Google said on June 12 it has acquired map-software provider Waze Inc. seeking to keep competitors such as Facebook and Apple from eroding its lead in mobile-navigation programmes. Terms of the deal for Waze, with offices in Israel and Palo Alto, California, weren’t disclosed in Google’s blog post announcing the purchase. The price was about $1.1 billion, according to Bloomberg.
As consumers shift to smartphones and tablets and away from personal computers, Facebook and Google are increasing efforts to court customers on the move. Waze, whose mobile app solicits input from almost 50 million users to improve directions and display traffic and road-hazard details, would provide social features for Google’s navigation tool.
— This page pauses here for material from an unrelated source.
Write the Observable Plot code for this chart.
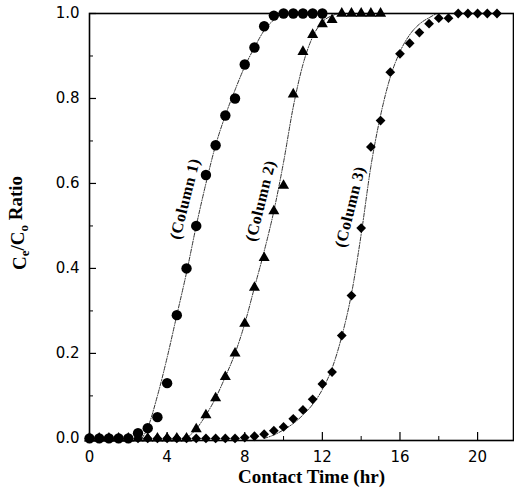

It may also help Google extend its dominance in maps over rival Apple.
Nate Tyler, a spokesman for Google, and Julie Mossler, a spokeswoman for Waze, declined to comment on the terms of the deal. Google had been discussing a deal with Waze since at least May 23.
Waze would let Google, owner of the world’s most popular search engine, eliminate a threat to its home-grown navigation app. It would also keep a growing provider of mapping software away from other companies, including Facebook, the world’s largest social network. Facebook, aiming to bolster its own mobile strategy, offered Waze almost $1 billion last month, two people familiar with the matter said in May.
Waze’s mobile app, which runs on Apple’s iOS operating system and Google’s Android software, alerts users to potential traffic slowdowns or suggests alternative ways to reach destinations. The service also notifies drivers of road work, speed traps other potential hazards, using input from users. With free tools available over the Web and on mobile devices, Waze generates revenue via location-based advertising.